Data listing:
########################################
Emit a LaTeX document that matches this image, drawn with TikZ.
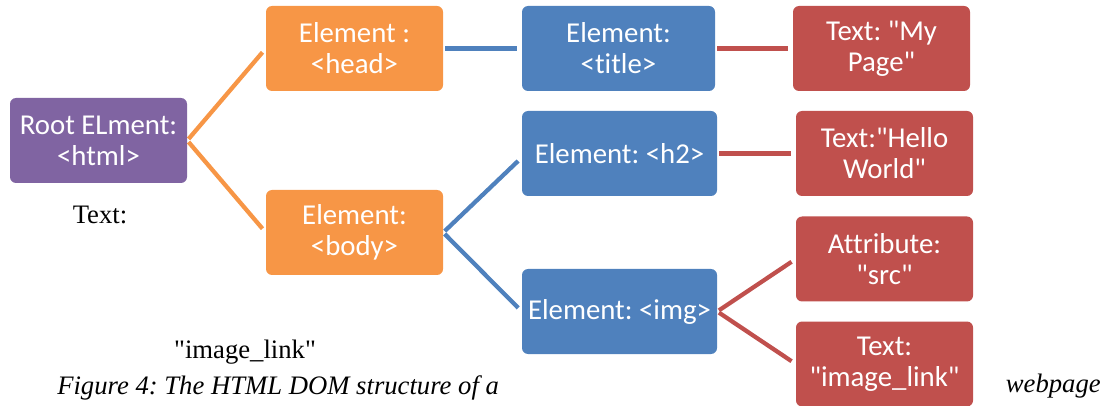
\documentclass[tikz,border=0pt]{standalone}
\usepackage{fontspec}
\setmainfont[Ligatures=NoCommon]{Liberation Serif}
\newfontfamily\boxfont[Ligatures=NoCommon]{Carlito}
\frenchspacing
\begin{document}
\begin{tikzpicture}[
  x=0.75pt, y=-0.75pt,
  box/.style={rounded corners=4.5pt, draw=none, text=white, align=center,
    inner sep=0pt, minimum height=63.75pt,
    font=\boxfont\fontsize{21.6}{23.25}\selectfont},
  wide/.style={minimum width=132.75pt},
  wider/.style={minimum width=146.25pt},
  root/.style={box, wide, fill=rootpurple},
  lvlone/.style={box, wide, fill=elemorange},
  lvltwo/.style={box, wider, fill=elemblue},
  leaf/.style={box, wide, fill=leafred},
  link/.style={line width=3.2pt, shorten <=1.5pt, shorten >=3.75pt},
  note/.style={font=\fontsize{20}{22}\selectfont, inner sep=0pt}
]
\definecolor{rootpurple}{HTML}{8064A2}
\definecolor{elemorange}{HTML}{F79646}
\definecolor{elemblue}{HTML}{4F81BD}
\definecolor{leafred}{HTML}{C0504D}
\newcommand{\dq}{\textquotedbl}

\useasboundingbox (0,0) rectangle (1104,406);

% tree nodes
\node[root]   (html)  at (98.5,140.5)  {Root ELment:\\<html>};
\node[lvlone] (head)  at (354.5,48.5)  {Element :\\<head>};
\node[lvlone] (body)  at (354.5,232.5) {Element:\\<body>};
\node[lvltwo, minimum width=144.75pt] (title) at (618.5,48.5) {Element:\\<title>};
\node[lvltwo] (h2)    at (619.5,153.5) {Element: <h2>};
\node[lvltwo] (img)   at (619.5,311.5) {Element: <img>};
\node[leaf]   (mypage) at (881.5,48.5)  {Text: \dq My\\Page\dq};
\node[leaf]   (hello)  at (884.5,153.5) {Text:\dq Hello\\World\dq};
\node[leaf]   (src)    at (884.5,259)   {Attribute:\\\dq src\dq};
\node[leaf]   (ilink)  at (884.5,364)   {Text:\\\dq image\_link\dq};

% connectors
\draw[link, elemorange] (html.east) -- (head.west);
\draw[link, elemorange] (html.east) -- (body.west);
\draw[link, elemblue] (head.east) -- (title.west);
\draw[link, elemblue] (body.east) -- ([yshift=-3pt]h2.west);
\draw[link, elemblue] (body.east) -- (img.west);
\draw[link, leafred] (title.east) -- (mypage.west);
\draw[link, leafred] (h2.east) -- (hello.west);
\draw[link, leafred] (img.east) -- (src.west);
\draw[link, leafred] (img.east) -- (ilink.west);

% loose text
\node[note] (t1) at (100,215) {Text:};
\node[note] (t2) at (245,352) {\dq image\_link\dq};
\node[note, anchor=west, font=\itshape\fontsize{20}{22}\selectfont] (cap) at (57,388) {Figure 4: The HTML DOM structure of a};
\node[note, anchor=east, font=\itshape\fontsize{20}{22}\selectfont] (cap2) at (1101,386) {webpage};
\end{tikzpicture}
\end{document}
########################################
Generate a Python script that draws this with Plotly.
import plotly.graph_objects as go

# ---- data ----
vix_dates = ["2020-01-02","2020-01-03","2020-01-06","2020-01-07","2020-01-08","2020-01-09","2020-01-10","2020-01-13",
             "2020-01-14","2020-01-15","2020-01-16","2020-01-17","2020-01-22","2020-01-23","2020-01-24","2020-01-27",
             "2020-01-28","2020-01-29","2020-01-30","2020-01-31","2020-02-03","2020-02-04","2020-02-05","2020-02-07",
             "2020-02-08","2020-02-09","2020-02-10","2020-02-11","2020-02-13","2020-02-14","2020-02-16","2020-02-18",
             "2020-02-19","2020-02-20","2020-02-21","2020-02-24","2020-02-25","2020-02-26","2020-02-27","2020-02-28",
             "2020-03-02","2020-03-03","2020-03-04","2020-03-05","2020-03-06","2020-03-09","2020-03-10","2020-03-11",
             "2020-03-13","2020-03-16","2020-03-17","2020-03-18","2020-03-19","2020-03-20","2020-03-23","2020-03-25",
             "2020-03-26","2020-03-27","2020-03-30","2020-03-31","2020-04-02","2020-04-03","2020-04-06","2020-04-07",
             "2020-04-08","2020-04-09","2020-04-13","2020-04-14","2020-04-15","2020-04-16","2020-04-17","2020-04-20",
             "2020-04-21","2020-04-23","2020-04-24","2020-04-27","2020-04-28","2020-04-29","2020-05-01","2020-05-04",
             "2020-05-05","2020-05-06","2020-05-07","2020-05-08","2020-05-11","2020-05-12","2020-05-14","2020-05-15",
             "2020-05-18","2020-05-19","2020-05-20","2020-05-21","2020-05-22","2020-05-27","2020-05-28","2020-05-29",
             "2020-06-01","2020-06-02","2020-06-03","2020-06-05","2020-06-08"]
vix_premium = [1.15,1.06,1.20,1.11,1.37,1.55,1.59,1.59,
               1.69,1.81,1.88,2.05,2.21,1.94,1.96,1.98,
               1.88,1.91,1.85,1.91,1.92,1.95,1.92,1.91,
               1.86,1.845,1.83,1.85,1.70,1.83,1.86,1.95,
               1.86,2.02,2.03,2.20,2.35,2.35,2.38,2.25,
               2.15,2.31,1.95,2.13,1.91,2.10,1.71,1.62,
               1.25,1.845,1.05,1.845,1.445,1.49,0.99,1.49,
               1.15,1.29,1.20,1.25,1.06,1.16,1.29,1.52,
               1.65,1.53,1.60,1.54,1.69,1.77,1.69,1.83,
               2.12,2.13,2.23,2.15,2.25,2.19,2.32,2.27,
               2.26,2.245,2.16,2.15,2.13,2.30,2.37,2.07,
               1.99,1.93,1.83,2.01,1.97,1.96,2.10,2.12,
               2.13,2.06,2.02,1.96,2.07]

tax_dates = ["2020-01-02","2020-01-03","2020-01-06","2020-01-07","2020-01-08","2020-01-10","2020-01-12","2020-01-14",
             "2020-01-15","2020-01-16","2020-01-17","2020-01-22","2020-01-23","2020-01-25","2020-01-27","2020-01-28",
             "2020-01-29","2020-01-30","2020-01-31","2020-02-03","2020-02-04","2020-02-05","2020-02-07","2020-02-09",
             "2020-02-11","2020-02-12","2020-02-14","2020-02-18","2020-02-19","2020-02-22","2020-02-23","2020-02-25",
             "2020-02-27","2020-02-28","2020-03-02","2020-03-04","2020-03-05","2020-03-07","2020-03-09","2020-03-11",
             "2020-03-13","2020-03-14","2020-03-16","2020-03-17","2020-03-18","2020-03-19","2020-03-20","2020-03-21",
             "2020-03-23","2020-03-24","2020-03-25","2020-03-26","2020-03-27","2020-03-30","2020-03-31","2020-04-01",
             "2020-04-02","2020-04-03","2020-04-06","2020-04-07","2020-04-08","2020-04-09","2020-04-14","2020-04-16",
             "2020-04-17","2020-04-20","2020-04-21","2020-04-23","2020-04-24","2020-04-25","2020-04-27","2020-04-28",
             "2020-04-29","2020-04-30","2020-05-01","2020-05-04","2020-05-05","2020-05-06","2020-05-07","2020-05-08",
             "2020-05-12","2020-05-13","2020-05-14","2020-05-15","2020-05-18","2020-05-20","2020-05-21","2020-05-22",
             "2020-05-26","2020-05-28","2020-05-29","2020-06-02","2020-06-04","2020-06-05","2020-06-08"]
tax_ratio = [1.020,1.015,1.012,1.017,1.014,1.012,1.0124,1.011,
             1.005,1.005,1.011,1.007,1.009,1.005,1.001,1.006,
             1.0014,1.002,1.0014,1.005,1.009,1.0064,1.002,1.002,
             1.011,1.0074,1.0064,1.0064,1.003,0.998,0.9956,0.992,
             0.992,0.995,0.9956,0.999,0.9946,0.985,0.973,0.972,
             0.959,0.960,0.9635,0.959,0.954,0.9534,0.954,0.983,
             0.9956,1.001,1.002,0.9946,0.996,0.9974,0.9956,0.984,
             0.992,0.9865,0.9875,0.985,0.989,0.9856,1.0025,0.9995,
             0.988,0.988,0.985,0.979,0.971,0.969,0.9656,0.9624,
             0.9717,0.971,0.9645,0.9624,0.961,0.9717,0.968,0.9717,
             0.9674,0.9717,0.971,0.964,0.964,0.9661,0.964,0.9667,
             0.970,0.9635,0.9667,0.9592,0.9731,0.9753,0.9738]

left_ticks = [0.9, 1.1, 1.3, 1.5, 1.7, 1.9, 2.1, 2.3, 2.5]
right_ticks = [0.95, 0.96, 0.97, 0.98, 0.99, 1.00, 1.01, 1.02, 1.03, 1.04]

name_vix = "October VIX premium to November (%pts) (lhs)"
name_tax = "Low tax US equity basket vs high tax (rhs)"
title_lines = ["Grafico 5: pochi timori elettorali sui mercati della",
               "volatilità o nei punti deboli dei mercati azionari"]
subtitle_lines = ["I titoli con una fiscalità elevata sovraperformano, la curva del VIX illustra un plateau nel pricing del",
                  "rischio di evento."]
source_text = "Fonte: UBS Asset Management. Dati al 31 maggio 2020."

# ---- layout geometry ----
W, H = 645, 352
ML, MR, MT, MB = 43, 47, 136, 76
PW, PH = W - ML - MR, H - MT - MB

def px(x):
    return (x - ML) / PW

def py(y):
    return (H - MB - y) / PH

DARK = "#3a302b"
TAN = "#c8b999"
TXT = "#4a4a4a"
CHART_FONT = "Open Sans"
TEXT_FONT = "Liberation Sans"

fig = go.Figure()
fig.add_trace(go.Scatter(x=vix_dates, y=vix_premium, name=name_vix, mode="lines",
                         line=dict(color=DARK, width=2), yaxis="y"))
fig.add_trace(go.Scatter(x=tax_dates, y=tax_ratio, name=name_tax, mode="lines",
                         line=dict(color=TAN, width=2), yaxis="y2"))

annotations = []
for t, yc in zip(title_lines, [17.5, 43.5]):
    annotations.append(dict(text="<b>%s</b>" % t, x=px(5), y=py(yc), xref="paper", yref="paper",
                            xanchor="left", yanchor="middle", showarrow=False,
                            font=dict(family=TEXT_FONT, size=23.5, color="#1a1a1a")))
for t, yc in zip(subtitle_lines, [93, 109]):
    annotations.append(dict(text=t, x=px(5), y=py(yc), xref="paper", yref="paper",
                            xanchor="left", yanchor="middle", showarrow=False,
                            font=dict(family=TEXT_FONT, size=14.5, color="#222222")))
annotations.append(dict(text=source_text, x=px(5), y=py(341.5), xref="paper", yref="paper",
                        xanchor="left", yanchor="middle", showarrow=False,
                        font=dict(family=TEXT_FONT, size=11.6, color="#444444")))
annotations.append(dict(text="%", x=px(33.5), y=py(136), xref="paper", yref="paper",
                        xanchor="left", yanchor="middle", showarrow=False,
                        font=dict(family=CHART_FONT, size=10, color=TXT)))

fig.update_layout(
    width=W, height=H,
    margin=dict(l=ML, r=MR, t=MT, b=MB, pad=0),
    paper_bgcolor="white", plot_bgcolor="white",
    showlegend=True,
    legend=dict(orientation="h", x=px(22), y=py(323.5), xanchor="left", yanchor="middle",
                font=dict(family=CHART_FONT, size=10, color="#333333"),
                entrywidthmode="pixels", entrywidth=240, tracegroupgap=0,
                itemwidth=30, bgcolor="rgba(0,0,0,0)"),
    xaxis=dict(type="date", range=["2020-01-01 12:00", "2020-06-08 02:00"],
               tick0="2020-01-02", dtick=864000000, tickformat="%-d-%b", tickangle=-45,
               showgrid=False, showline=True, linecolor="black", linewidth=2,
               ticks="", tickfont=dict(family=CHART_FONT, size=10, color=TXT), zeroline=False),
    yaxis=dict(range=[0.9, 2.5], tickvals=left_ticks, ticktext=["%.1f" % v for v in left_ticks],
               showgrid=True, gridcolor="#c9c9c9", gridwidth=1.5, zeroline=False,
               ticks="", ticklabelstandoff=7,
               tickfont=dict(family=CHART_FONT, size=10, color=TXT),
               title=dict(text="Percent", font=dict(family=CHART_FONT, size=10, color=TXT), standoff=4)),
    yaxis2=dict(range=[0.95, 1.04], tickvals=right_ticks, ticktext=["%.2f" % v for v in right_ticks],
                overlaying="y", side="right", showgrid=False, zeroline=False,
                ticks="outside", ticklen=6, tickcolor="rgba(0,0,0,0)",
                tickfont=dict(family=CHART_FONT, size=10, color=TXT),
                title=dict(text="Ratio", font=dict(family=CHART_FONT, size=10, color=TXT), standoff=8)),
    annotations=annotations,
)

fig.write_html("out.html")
########################################
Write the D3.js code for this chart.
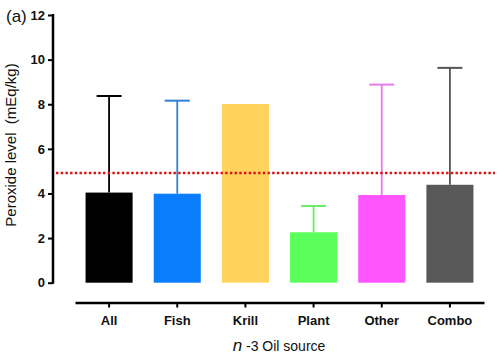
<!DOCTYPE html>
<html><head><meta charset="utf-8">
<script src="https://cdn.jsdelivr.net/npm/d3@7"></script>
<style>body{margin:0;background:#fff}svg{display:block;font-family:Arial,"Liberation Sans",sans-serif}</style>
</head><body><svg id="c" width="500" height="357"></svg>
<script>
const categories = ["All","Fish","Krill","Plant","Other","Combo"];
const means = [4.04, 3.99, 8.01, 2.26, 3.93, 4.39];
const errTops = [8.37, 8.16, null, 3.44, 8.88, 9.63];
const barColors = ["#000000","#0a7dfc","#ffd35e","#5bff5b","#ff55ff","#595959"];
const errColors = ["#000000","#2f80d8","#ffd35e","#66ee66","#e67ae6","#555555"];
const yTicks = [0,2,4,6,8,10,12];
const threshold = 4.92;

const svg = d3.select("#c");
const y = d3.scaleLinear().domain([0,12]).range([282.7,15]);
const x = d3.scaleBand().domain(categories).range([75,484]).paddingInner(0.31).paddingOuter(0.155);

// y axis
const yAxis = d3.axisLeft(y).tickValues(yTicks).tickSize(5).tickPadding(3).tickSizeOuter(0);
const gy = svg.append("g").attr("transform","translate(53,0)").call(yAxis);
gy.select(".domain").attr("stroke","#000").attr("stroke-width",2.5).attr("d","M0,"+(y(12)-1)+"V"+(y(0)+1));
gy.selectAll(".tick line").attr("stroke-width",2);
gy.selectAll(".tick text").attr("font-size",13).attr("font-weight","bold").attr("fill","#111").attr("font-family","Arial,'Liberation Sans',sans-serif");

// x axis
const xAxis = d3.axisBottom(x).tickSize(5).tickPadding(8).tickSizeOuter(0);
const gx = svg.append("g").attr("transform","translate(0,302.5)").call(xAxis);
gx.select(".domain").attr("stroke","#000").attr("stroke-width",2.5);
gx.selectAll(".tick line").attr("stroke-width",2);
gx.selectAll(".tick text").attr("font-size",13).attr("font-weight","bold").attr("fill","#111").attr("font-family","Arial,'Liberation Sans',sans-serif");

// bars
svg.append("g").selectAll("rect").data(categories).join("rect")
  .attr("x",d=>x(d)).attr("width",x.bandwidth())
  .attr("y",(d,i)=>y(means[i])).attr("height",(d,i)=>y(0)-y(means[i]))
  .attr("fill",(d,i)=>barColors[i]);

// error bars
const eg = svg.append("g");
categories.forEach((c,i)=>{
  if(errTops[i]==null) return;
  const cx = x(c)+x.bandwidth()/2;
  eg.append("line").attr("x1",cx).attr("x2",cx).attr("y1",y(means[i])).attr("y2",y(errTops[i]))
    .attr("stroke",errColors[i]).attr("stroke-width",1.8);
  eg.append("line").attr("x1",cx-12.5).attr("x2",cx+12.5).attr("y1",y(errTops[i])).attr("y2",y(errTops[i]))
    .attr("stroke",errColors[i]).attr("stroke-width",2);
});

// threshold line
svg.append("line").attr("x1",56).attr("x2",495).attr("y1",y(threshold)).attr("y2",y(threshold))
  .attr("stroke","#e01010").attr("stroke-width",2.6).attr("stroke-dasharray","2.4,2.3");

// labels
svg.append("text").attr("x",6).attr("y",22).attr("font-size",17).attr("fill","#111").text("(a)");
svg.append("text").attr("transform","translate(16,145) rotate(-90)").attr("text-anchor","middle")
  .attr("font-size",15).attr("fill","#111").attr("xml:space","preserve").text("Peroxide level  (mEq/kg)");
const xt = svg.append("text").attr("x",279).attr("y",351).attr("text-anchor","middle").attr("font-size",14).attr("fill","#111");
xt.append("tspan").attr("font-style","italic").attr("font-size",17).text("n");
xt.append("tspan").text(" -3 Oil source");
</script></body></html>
########################################
**Requirement:** Copy exactly the stretch of lines from the one containing "Emit a LaTeX" through the one containing "(0,0) rectangle (1104,406);", both included. Leave out any pictures.

**Answer for this exercise:**
Emit a LaTeX document that matches this image, drawn with TikZ.
\documentclass[tikz,border=0pt]{standalone}
\usepackage{fontspec}
\setmainfont[Ligatures=NoCommon]{Liberation Serif}
\newfontfamily\boxfont[Ligatures=NoCommon]{Carlito}
\frenchspacing
\begin{document}
\begin{tikzpicture}[
  x=0.75pt, y=-0.75pt,
  box/.style={rounded corners=4.5pt, draw=none, text=white, align=center,
    inner sep=0pt, minimum height=63.75pt,
    font=\boxfont\fontsize{21.6}{23.25}\selectfont},
  wide/.style={minimum width=132.75pt},
  wider/.style={minimum width=146.25pt},
  root/.style={box, wide, fill=rootpurple},
  lvlone/.style={box, wide, fill=elemorange},
  lvltwo/.style={box, wider, fill=elemblue},
  leaf/.style={box, wide, fill=leafred},
  link/.style={line width=3.2pt, shorten <=1.5pt, shorten >=3.75pt},
  note/.style={font=\fontsize{20}{22}\selectfont, inner sep=0pt}
]
\definecolor{rootpurple}{HTML}{8064A2}
\definecolor{elemorange}{HTML}{F79646}
\definecolor{elemblue}{HTML}{4F81BD}
\definecolor{leafred}{HTML}{C0504D}
\newcommand{\dq}{\textquotedbl}

\useasboundingbox (0,0) rectangle (1104,406);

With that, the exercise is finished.